* _Records supplied_
============================================================
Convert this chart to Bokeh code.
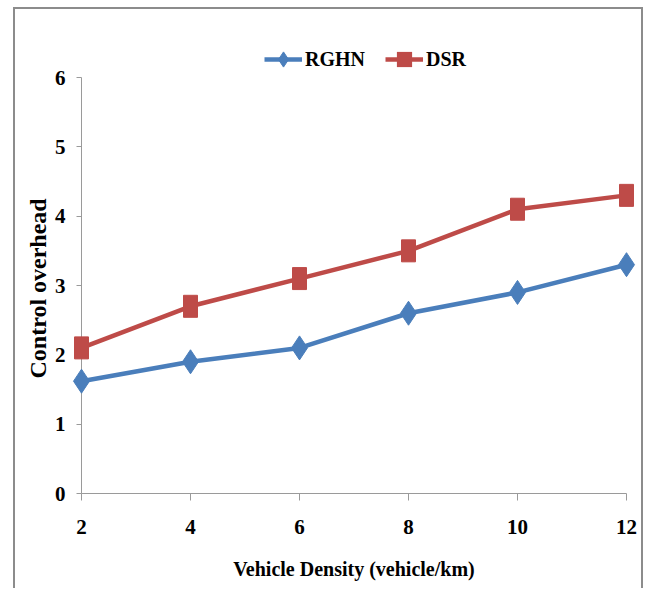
from bokeh.plotting import figure
from bokeh.models import Range1d, Legend, LegendItem, FixedTicker, Title
from bokeh.embed import file_html
from bokeh.resources import INLINE

# ---- data ----
density = [2, 4, 6, 8, 10, 12]
rghn = [1.62, 1.9, 2.1, 2.6, 2.9, 3.3]
dsr = [2.1, 2.7, 3.1, 3.5, 4.1, 4.3]
x_ticks = [2, 4, 6, 8, 10, 12]
y_ticks = [0, 1, 2, 3, 4, 5, 6]
series_names = ["RGHN", "DSR"]
x_title = "Vehicle Density (vehicle/km)"
y_title = "Control overhead"

BLUE = "#4a7ebb"
RED = "#be4b48"
AXIS = "#9a9a9a"
FRAME = "#8c8c8c"
FONT = "Liberation Serif"

# extra head-room above the top tick for the legend (axis line stops at 6)
y_top = y_ticks[-1] * 454 / 416

p = figure(width=630, height=581,
           x_range=Range1d(x_ticks[0], x_ticks[-1]),
           y_range=Range1d(y_ticks[0], y_top),
           output_backend="svg", toolbar_location=None,
           min_border_left=66, min_border_right=19,
           min_border_top=30, min_border_bottom=97)
p.styles = {"margin-left": "13px", "margin-top": "7px",
            "border-left": f"2px solid {FRAME}",
            "border-top": f"2px solid {FRAME}",
            "border-right": f"2px solid {FRAME}"}
p.outline_line_color = None
p.grid.visible = False
p.background_fill_color = "white"
p.border_fill_color = "white"

l1 = p.line(density, rghn, line_color=BLUE, line_width=4.5, level="overlay")
s1 = p.scatter(density, rghn, marker="diamond", size=24,
               fill_color=BLUE, line_color=BLUE, level="overlay")
l2 = p.line(density, dsr, line_color=RED, line_width=4.5, level="overlay")
p.rect(density, dsr, width=14, height=22, width_units="screen",
       height_units="screen", fill_color=RED, line_color=RED, level="overlay")
# legend-only square glyph (size 0 in the plot)
s2 = p.scatter(density, dsr, marker="square", size=0, fill_color=RED,
               line_alpha=0, level="overlay")

legend = Legend(items=[LegendItem(label=series_names[0], renderers=[l1, s1]),
                       LegendItem(label=series_names[1], renderers=[l2, s2])],
                orientation="horizontal", location=(183, 415),
                glyph_width=38, glyph_height=38, label_standoff=3,
                spacing=20, padding=0, margin=0,
                border_line_color=None, background_fill_alpha=0,
                label_text_font=FONT, label_text_font_style="bold",
                label_text_font_size="20px", label_text_color="black")
p.add_layout(legend, "center")

for ax in (p.xaxis[0], p.yaxis[0]):
    ax.axis_line_color = AXIS
    ax.major_tick_line_color = AXIS
    ax.minor_tick_line_color = None
    ax.major_tick_in = 0
    ax.major_label_text_font = FONT
    ax.major_label_text_font_style = "bold"
    ax.major_label_text_font_size = "21px"
    ax.major_label_text_color = "black"
    ax.axis_label_text_font = FONT
    ax.axis_label_text_font_style = "bold"
    ax.axis_label_text_color = "black"

p.yaxis.bounds = (y_ticks[0], y_ticks[-1])
p.xaxis.ticker = FixedTicker(ticks=x_ticks)
p.yaxis.ticker = FixedTicker(ticks=y_ticks)
p.xaxis.axis_label = x_title
p.xaxis.major_tick_out = 7
p.yaxis.major_tick_out = 5
p.xaxis.major_label_standoff = 19
p.yaxis.major_label_standoff = 11
p.xaxis.axis_label_standoff = 21
p.xaxis.axis_label_text_font_size = "20px"

# y-axis title, placed along the axis line (0..6) rather than the frame
p.add_layout(Title(text=y_title, align="left", offset=115, standoff=2,
                   text_font=FONT, text_font_style="bold",
                   text_font_size="24px", text_color="black"), "left")

open("out.html", "w").write(file_html(p, INLINE))
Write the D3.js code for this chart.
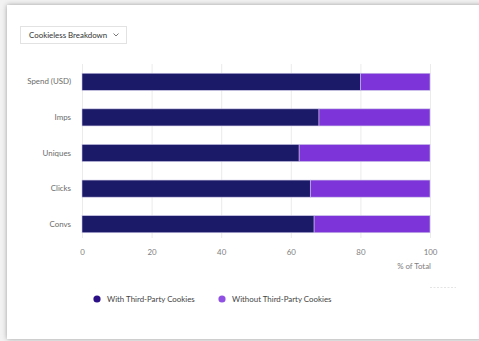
<!DOCTYPE html>
<html>
<head>
<meta charset="utf-8">
<script src="https://cdn.jsdelivr.net/npm/d3@7"></script>
<style>
  html, body { margin: 0; padding: 0; background: #f3f3f3; }
  svg { display: block; font-family: Lato, "Open Sans", sans-serif; }
</style>
</head>
<body>
<svg id="chart" width="479" height="341"></svg>
<script>
// Metrics and their share of total with / without third-party cookies
const metrics = ["Spend (USD)", "Imps", "Uniques", "Clicks", "Convs"];
const withCookies = [80, 68.1, 62.4, 65.6, 66.7];
const withoutCookies = [20, 31.9, 37.6, 34.4, 33.3];
const seriesNames = ["With Third-Party Cookies", "Without Third-Party Cookies"];
const xTicks = [0, 20, 40, 60, 80, 100];

const barColors = ["#1b1a68", "#7d35d9"];
const legendColors = ["#2a0f86", "#9150e4"];
const fontStack = "Lato, 'Open Sans', sans-serif";
const fs = 7.9;

const svg = d3.select("#chart");

// card with soft shadow
const defs = svg.append("defs");
const f = defs.append("filter").attr("id", "shadow").attr("x", "-10%").attr("y", "-10%").attr("width", "120%").attr("height", "120%");
f.append("feDropShadow").attr("dx", 0).attr("dy", 0).attr("stdDeviation", 2.5).attr("flood-color", "#000").attr("flood-opacity", 0.35);

svg.append("rect").attr("width", 479).attr("height", 341).attr("fill", "#f2f2f2");
svg.append("rect")
  .attr("x", 7).attr("y", 5).attr("width", 490).attr("height", 334)
  .attr("fill", "#fff").attr("filter", "url(#shadow)");

// dropdown
const dd = svg.append("g");
dd.append("rect").attr("x", 20.5).attr("y", 26.5).attr("width", 106).attr("height", 17)
  .attr("fill", "#fff").attr("stroke", "#e2e2e2");
dd.append("text").attr("x", 29).attr("y", 38.2).attr("font-size", fs).attr("fill", "#333")
  .text("Cookieless Breakdown");
dd.append("path").attr("d", "M113.5,33.5 L116,36 L118.5,33.5")
  .attr("fill", "none").attr("stroke", "#555").attr("stroke-width", 0.8);

const x = d3.scaleLinear().domain([0, 100]).range([82, 430]);
const y = d3.scaleBand().domain(metrics).range([64, 242]).paddingInner(0.52).paddingOuter(0.26);

// grid lines
svg.append("g").selectAll("line").data(xTicks).join("line")
  .attr("x1", d => x(d) + 0.5).attr("x2", d => x(d) + 0.5)
  .attr("y1", 64).attr("y2", 238)
  .attr("stroke", "#ebebeb").attr("stroke-width", 1);

// x axis tick labels
const xAxis = d3.axisBottom(x).tickValues(xTicks).tickSize(0).tickPadding(0);
const gx = svg.append("g").attr("transform", "translate(0,249)").call(xAxis);
gx.select(".domain").remove();
gx.selectAll("text").attr("font-size", fs).attr("fill", "#808080").attr("font-family", fontStack);

svg.append("text").attr("x", 431).attr("y", 268.5).attr("text-anchor", "end")
  .attr("font-size", fs).attr("fill", "#808080").text("% of Total");

// y axis labels
const yAxis = d3.axisLeft(y).tickSize(0).tickPadding(11);
const gy = svg.append("g").attr("transform", "translate(82,0)").call(yAxis);
gy.select(".domain").remove();
gy.selectAll("text").attr("font-size", fs).attr("fill", "#6b6b6b").attr("font-family", fontStack);

// stacked bars
const rows = metrics.map((m, i) => ({ metric: m, a: withCookies[i], b: withoutCookies[i] }));
const stack = d3.stack().keys(["a", "b"])(rows);
svg.append("g").selectAll("g").data(stack).join("g")
  .attr("fill", (d, i) => barColors[i])
  .selectAll("rect").data(d => d).join("rect")
  .attr("x", d => x(d[0]))
  .attr("y", d => y(d.data.metric))
  .attr("width", d => x(Math.min(d[1], 100)) - x(d[0]))
  .attr("height", y.bandwidth())
  .attr("stroke", "#c9c3e6").attr("stroke-width", 0.6);

// legend
const lg = svg.append("g").attr("transform", "translate(97,299)");
const items = lg.selectAll("g").data(seriesNames).join("g")
  .attr("transform", (d, i) => `translate(${i * 125},0)`);
items.append("circle").attr("r", 3.6).attr("fill", (d, i) => legendColors[i]);
items.append("text").attr("x", 10).attr("y", 2.8).attr("font-size", fs).attr("fill", "#444").text(d => d);

// faint footer mark
svg.append("line").attr("x1", 430).attr("x2", 456).attr("y1", 287.5).attr("y2", 287.5)
  .attr("stroke", "#e4e4e4").attr("stroke-dasharray", "2,1.5");
</script>
</body>
</html>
============================================================
* _Exercise requirements_
Filter lines by "chart" and return each hit.

* _Solution_
Convert this chart to Bokeh code.
Write the D3.js code for this chart.
<svg id="chart" width="479" height="341"></svg>
const svg = d3.select("#chart");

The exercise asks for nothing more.